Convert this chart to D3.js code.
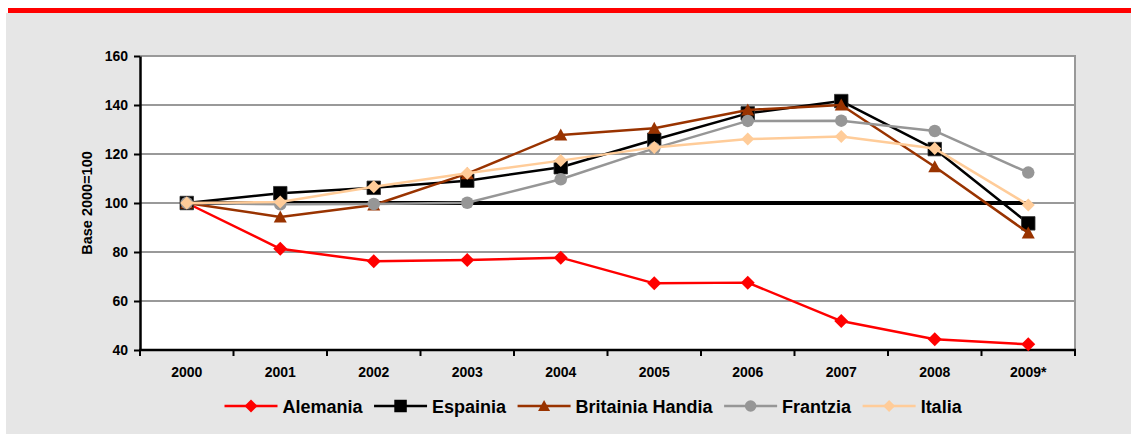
<!DOCTYPE html>
<html>
<head>
<meta charset="utf-8">
<script src="https://cdn.jsdelivr.net/npm/d3@7"></script>
<style>
  html, body { margin: 0; padding: 0; background: #ffffff; }
  svg { display: block; font-family: Arial, "Liberation Sans", sans-serif; }
</style>
</head>
<body>
<svg id="chart" width="1131" height="434"></svg>
<script>
// Index values, base 2000 = 100
const years = ["2000", "2001", "2002", "2003", "2004", "2005", "2006", "2007", "2008", "2009*"];
const alemania  = [100, 81.3, 76.2, 76.7, 77.7, 67.2, 67.5, 51.8, 44.4, 42.3];
const espainia  = [100, 104.0, 106.2, 109.1, 114.6, 125.8, 136.6, 141.6, 122.0, 91.7];
const britainia = [100, 94.3, 99.2, 112.0, 127.8, 130.5, 138.0, 140.0, 114.8, 87.8];
const frantzia  = [100, 99.5, 99.6, 100.1, 109.7, 122.3, 133.5, 133.6, 129.4, 112.4];
const italia    = [100, 100.4, 106.6, 112.1, 117.3, 122.7, 126.1, 127.1, 122.2, 99.2];
const baseLine  = [100, 100, 100, 100, 100, 100, 100, 100, 100, 100];
const yTicks = [40, 60, 80, 100, 120, 140, 160];
const seriesNames = ["Alemania", "Espainia", "Britainia Handia", "Frantzia", "Italia"];
const yTitle = "Base 2000=100";

const series = [
  { name: seriesNames[0], values: alemania,  color: "#ff0000", marker: "diamond",  size: 14 },
  { name: seriesNames[1], values: espainia,  color: "#000000", marker: "square",   size: 13.5 },
  { name: seriesNames[2], values: britainia, color: "#993300", marker: "triangle", size: 13 },
  { name: seriesNames[3], values: frantzia,  color: "#969696", marker: "circle",   size: 12.5 },
  { name: seriesNames[4], values: italia,    color: "#ffcc99", marker: "diamond",  size: 13 }
];

const svg = d3.select("#chart");
const W = 1131, H = 434;
const plot = { left: 140, right: 1075, top: 56, bottom: 350 };

// page background and top accent bar
svg.append("rect").attr("x", 6).attr("y", 13).attr("width", W - 6).attr("height", H - 13).attr("fill", "#e6e6e6");
svg.append("rect").attr("x", 8).attr("y", 8).attr("width", W - 8).attr("height", 5).attr("fill", "#ff0000");

const x = d3.scaleBand().domain(years).range([plot.left, plot.right]).padding(0);
const cx = d => x(d) + x.bandwidth() / 2;
const y = d3.scaleLinear().domain([40, 160]).range([plot.bottom, plot.top]);

// plot area
svg.append("rect")
  .attr("x", plot.left).attr("y", plot.top)
  .attr("width", plot.right - plot.left).attr("height", plot.bottom - plot.top)
  .attr("fill", "#ffffff");

// horizontal gridlines
svg.append("g").selectAll("line")
  .data(yTicks.filter(t => t > 40))
  .join("line")
  .attr("x1", plot.left).attr("x2", plot.right)
  .attr("y1", d => y(d)).attr("y2", d => y(d))
  .attr("stroke", "#999999").attr("stroke-width", 2);

// right border of plot area
svg.append("line")
  .attr("x1", plot.right).attr("x2", plot.right)
  .attr("y1", plot.top - 1).attr("y2", plot.bottom)
  .attr("stroke", "#999999").attr("stroke-width", 2);

// y axis
const yAxis = svg.append("g")
  .attr("transform", `translate(${plot.left},0)`)
  .call(d3.axisLeft(y).tickValues(yTicks).tickSize(6).tickPadding(6).tickSizeOuter(0));
yAxis.select(".domain").attr("stroke", "#000").attr("stroke-width", 2.5);
yAxis.selectAll(".tick line").attr("stroke", "#000").attr("stroke-width", 2);
yAxis.selectAll(".tick text")
  .attr("font-size", 14).attr("font-weight", "bold").attr("fill", "#000")
  .attr("font-family", "Arial, 'Liberation Sans', sans-serif");

// x axis: labels centred in each category, ticks on the category boundaries
const xAxis = svg.append("g")
  .attr("transform", `translate(0,${plot.bottom})`)
  .call(d3.axisBottom(x).tickSize(0).tickPadding(17).tickSizeOuter(0));
xAxis.select(".domain").remove();
xAxis.selectAll(".tick text")
  .attr("font-size", 14).attr("font-weight", "bold").attr("fill", "#000")
  .attr("font-family", "Arial, 'Liberation Sans', sans-serif");
const bounds = years.map(d => x(d)).concat([plot.right]);
svg.append("g").selectAll("line")
  .data(bounds)
  .join("line")
  .attr("x1", d => d).attr("x2", d => d)
  .attr("y1", plot.bottom).attr("y2", plot.bottom + 6)
  .attr("stroke", "#000").attr("stroke-width", 2);
svg.append("line")
  .attr("x1", plot.left - 1).attr("x2", plot.right + 1)
  .attr("y1", plot.bottom).attr("y2", plot.bottom)
  .attr("stroke", "#000").attr("stroke-width", 2.5);

// y axis title
svg.append("text")
  .attr("transform", `translate(92,${(plot.top + plot.bottom) / 2}) rotate(-90)`)
  .attr("text-anchor", "middle")
  .attr("font-size", 14.5).attr("font-weight", "bold").attr("fill", "#000")
  .text(yTitle);

// marker shapes
function markerPath(type, size) {
  const h = size / 2;
  switch (type) {
    case "diamond":  return `M0,${-h}L${h},0L0,${h}L${-h},0Z`;
    case "square":   return `M${-h},${-h}H${h}V${h}H${-h}Z`;
    case "triangle": return `M0,${-h}L${h},${h * 0.85}L${-h},${h * 0.85}Z`;
    default:         return d3.symbol(d3.symbolCircle, Math.PI * h * h)();
  }
}

const line = d3.line().x((d, i) => cx(years[i])).y(d => y(d));

// reference line at base 100
svg.append("path")
  .attr("d", line(baseLine))
  .attr("fill", "none").attr("stroke", "#000").attr("stroke-width", 4);

// series lines and markers
series.forEach(s => {
  const g = svg.append("g");
  g.append("path")
    .attr("d", line(s.values))
    .attr("fill", "none").attr("stroke", s.color).attr("stroke-width", 2.5)
    .attr("stroke-linejoin", "round");
  g.selectAll("path.m")
    .data(s.values)
    .join("path")
    .attr("class", "m")
    .attr("transform", (d, i) => `translate(${cx(years[i])},${y(d)})`)
    .attr("d", markerPath(s.marker, s.size))
    .attr("fill", s.color)
    .attr("stroke", s.marker === "square" ? "#333" : "none")
    .attr("stroke-width", 0.8);
});

// legend
const legend = svg.append("g");
const legY = 406;
let lx = 224.5;
series.forEach(s => {
  const g = legend.append("g");
  g.append("line")
    .attr("x1", lx).attr("x2", lx + 53)
    .attr("y1", legY).attr("y2", legY)
    .attr("stroke", s.color).attr("stroke-width", 2.5);
  g.append("path")
    .attr("transform", `translate(${lx + 26.5},${legY})`)
    .attr("d", markerPath(s.marker, s.size - 1))
    .attr("fill", s.color);
  const tx = lx + 58;
  const t = g.append("text")
    .attr("x", tx).attr("y", legY + 6.5)
    .attr("font-size", 18).attr("font-weight", "bold").attr("fill", "#000")
    .text(s.name);
  const w = t.node().getComputedTextLength();
  lx = tx + w + 11.5;
});
</script>
</body>
</html>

▶ **AIM**: Exclude the pictures, and transcribe all of the material exactly.

▶ **FINISHED EXERCISE**:
Convert this chart to D3.js code.
<!DOCTYPE html>
<html>
<head>
<meta charset="utf-8">
<script src="https://cdn.jsdelivr.net/npm/d3@7"></script>
<style>
  html, body { margin: 0; padding: 0; background: #ffffff; }
  svg { display: block; font-family: Arial, "Liberation Sans", sans-serif; }
</style>
</head>
<body>
<svg id="chart" width="1131" height="434"></svg>
<script>
// Index values, base 2000 = 100
const years = ["2000", "2001", "2002", "2003", "2004", "2005", "2006", "2007", "2008", "2009*"];
const alemania  = [100, 81.3, 76.2, 76.7, 77.7, 67.2, 67.5, 51.8, 44.4, 42.3];
const espainia  = [100, 104.0, 106.2, 109.1, 114.6, 125.8, 136.6, 141.6, 122.0, 91.7];
const britainia = [100, 94.3, 99.2, 112.0, 127.8, 130.5, 138.0, 140.0, 114.8, 87.8];
const frantzia  = [100, 99.5, 99.6, 100.1, 109.7, 122.3, 133.5, 133.6, 129.4, 112.4];
const italia    = [100, 100.4, 106.6, 112.1, 117.3, 122.7, 126.1, 127.1, 122.2, 99.2];
const baseLine  = [100, 100, 100, 100, 100, 100, 100, 100, 100, 100];
const yTicks = [40, 60, 80, 100, 120, 140, 160];
const seriesNames = ["Alemania", "Espainia", "Britainia Handia", "Frantzia", "Italia"];
const yTitle = "Base 2000=100";

const series = [
  { name: seriesNames[0], values: alemania,  color: "#ff0000", marker: "diamond",  size: 14 },
  { name: seriesNames[1], values: espainia,  color: "#000000", marker: "square",   size: 13.5 },
  { name: seriesNames[2], values: britainia, color: "#993300", marker: "triangle", size: 13 },
  { name: seriesNames[3], values: frantzia,  color: "#969696", marker: "circle",   size: 12.5 },
  { name: seriesNames[4], values: italia,    color: "#ffcc99", marker: "diamond",  size: 13 }
];

const svg = d3.select("#chart");
const W = 1131, H = 434;
const plot = { left: 140, right: 1075, top: 56, bottom: 350 };

// page background and top accent bar
svg.append("rect").attr("x", 6).attr("y", 13).attr("width", W - 6).attr("height", H - 13).attr("fill", "#e6e6e6");
svg.append("rect").attr("x", 8).attr("y", 8).attr("width", W - 8).attr("height", 5).attr("fill", "#ff0000");

const x = d3.scaleBand().domain(years).range([plot.left, plot.right]).padding(0);
const cx = d => x(d) + x.bandwidth() / 2;
const y = d3.scaleLinear().domain([40, 160]).range([plot.bottom, plot.top]);

// plot area
svg.append("rect")
  .attr("x", plot.left).attr("y", plot.top)
  .attr("width", plot.right - plot.left).attr("height", plot.bottom - plot.top)
  .attr("fill", "#ffffff");

// horizontal gridlines
svg.append("g").selectAll("line")
  .data(yTicks.filter(t => t > 40))
  .join("line")
  .attr("x1", plot.left).attr("x2", plot.right)
  .attr("y1", d => y(d)).attr("y2", d => y(d))
  .attr("stroke", "#999999").attr("stroke-width", 2);

// right border of plot area
svg.append("line")
  .attr("x1", plot.right).attr("x2", plot.right)
  .attr("y1", plot.top - 1).attr("y2", plot.bottom)
  .attr("stroke", "#999999").attr("stroke-width", 2);

// y axis
const yAxis = svg.append("g")
  .attr("transform", `translate(${plot.left},0)`)
  .call(d3.axisLeft(y).tickValues(yTicks).tickSize(6).tickPadding(6).tickSizeOuter(0));
yAxis.select(".domain").attr("stroke", "#000").attr("stroke-width", 2.5);
yAxis.selectAll(".tick line").attr("stroke", "#000").attr("stroke-width", 2);
yAxis.selectAll(".tick text")
  .attr("font-size", 14).attr("font-weight", "bold").attr("fill", "#000")
  .attr("font-family", "Arial, 'Liberation Sans', sans-serif");

// x axis: labels centred in each category, ticks on the category boundaries
const xAxis = svg.append("g")
  .attr("transform", `translate(0,${plot.bottom})`)
  .call(d3.axisBottom(x).tickSize(0).tickPadding(17).tickSizeOuter(0));
xAxis.select(".domain").remove();
xAxis.selectAll(".tick text")
  .attr("font-size", 14).attr("font-weight", "bold").attr("fill", "#000")
  .attr("font-family", "Arial, 'Liberation Sans', sans-serif");
const bounds = years.map(d => x(d)).concat([plot.right]);
svg.append("g").selectAll("line")
  .data(bounds)
  .join("line")
  .attr("x1", d => d).attr("x2", d => d)
  .attr("y1", plot.bottom).attr("y2", plot.bottom + 6)
  .attr("stroke", "#000").attr("stroke-width", 2);
svg.append("line")
  .attr("x1", plot.left - 1).attr("x2", plot.right + 1)
  .attr("y1", plot.bottom).attr("y2", plot.bottom)
  .attr("stroke", "#000").attr("stroke-width", 2.5);

// y axis title
svg.append("text")
  .attr("transform", `translate(92,${(plot.top + plot.bottom) / 2}) rotate(-90)`)
  .attr("text-anchor", "middle")
  .attr("font-size", 14.5).attr("font-weight", "bold").attr("fill", "#000")
  .text(yTitle);

// marker shapes
function markerPath(type, size) {
  const h = size / 2;
  switch (type) {
    case "diamond":  return `M0,${-h}L${h},0L0,${h}L${-h},0Z`;
    case "square":   return `M${-h},${-h}H${h}V${h}H${-h}Z`;
    case "triangle": return `M0,${-h}L${h},${h * 0.85}L${-h},${h * 0.85}Z`;
    default:         return d3.symbol(d3.symbolCircle, Math.PI * h * h)();
  }
}

const line = d3.line().x((d, i) => cx(years[i])).y(d => y(d));

// reference line at base 100
svg.append("path")
  .attr("d", line(baseLine))
  .attr("fill", "none").attr("stroke", "#000").attr("stroke-width", 4);

// series lines and markers
series.forEach(s => {
  const g = svg.append("g");
  g.append("path")
    .attr("d", line(s.values))
    .attr("fill", "none").attr("stroke", s.color).attr("stroke-width", 2.5)
    .attr("stroke-linejoin", "round");
  g.selectAll("path.m")
    .data(s.values)
    .join("path")
    .attr("class", "m")
    .attr("transform", (d, i) => `translate(${cx(years[i])},${y(d)})`)
    .attr("d", markerPath(s.marker, s.size))
    .attr("fill", s.color)
    .attr("stroke", s.marker === "square" ? "#333" : "none")
    .attr("stroke-width", 0.8);
});

// legend
const legend = svg.append("g");
const legY = 406;
let lx = 224.5;
series.forEach(s => {
  const g = legend.append("g");
  g.append("line")
    .attr("x1", lx).attr("x2", lx + 53)
    .attr("y1", legY).attr("y2", legY)
    .attr("stroke", s.color).attr("stroke-width", 2.5);
  g.append("path")
    .attr("transform", `translate(${lx + 26.5},${legY})`)
    .attr("d", markerPath(s.marker, s.size - 1))
    .attr("fill", s.color);
  const tx = lx + 58;
  const t = g.append("text")
    .attr("x", tx).attr("y", legY + 6.5)
    .attr("font-size", 18).attr("font-weight", "bold").attr("fill", "#000")
    .text(s.name);
  const w = t.node().getComputedTextLength();
  lx = tx + w + 11.5;
});
</script>
</body>
</html>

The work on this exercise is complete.